The songs themselves carried emotion differently. You could hear struggle in voices that were not trying to sound perfect. You could hear hunger, confidence, confusion, joy, heartbreak. Artists were not afraid to sound human. Not every song was designed to fit a playlist or a trend. Some tracks were too long. Some intros took their time. Some songs didn’t even start the way you expected. And somehow, that made them better.

There was also something special about how music fit into everyday life. You had songs for the bus ride to school, songs for being home alone, songs for late nights, songs that felt like secrets between you and the world. Music became attached to moments. Certain tracks still take you back instantly to a room, a smell, a version of yourself that existed only then.

You didn’t need to brand yourself to love music. You didn’t need analytics to tell you whether a song mattered. If it hit, it hit. If it didn’t, it didn’t. Taste felt personal. Discovering something new felt like finding treasure, not chasing relevance. There was no pressure to turn every passion into content.

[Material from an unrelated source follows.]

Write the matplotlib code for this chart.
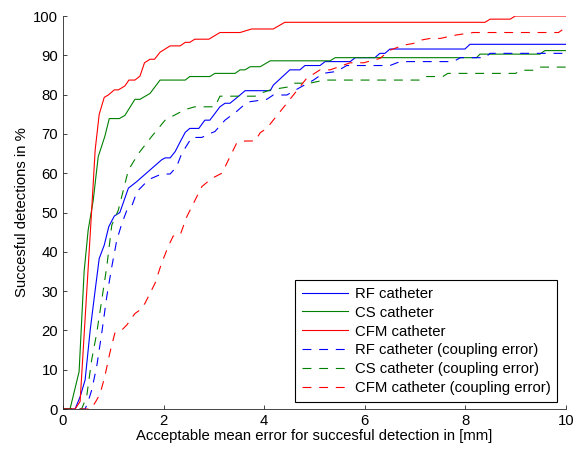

Artists were allowed to grow in public without being dragged for it. Albums didn’t need to outperform the last one in the first week to be considered successful. Careers felt like journeys, not competitions. There was room to experiment, to disappear for a while, to come back changed. Fans followed because they cared, not because the algorithm reminded them to.

I think about how much silence existed around music back then. Silence between releases. Silence between moments. Silence that made the sound feel louder when it finally arrived. Today, everything is noise. Everyone is posting. Everyone is promoting. Everyone is performing all the time. The pressure to stay visible has replaced the permission to be present.

That constant visibility has changed how music feels. It’s harder to separate the art from the marketing. Harder to just sit with a song without thinking about how it fits into a bigger strategy. Harder for artists to protect the parts of themselves that once made the music honest.

But even with all that, the feeling is not gone. It’s just buried. You can still hear it when an artist stops chasing and starts telling the truth. You can feel it when a song doesn’t sound like it was designed to win, but designed to be felt. The early 2000s remind us that music does not need permission to be meaningful. It only needs sincerity.

That era wasn’t perfect. The industry was flawed. Access was limited. Many voices were overlooked. But there was a soul to the process that we should not forget. Music was allowed to breathe. Artists were allowed to be private. Fans were allowed to fall in love slowly.

This is not a letter about wanting to go backward. It’s about remembering what mattered so we don’t lose it completely. Technology gave us incredible tools. Independence is more possible now than ever. But progress doesn’t mean abandoning patience, mystery, or depth. It means learning how to carry them forward.

When music felt different, it wasn’t because of the year. It was because of the relationship. The relationship between the artist and the listener. Between silence and sound. Between intention and expression. That relationship still exists for those willing to protect it.

So this letter is a thank you. To the songs that raised us. To the albums that taught us how to feel. To the moments when music didn’t need to be explained, optimized, or justified. It just existed, and that was enough.

And maybe, if we remember that feeling, we can build something new that still carries the same soul.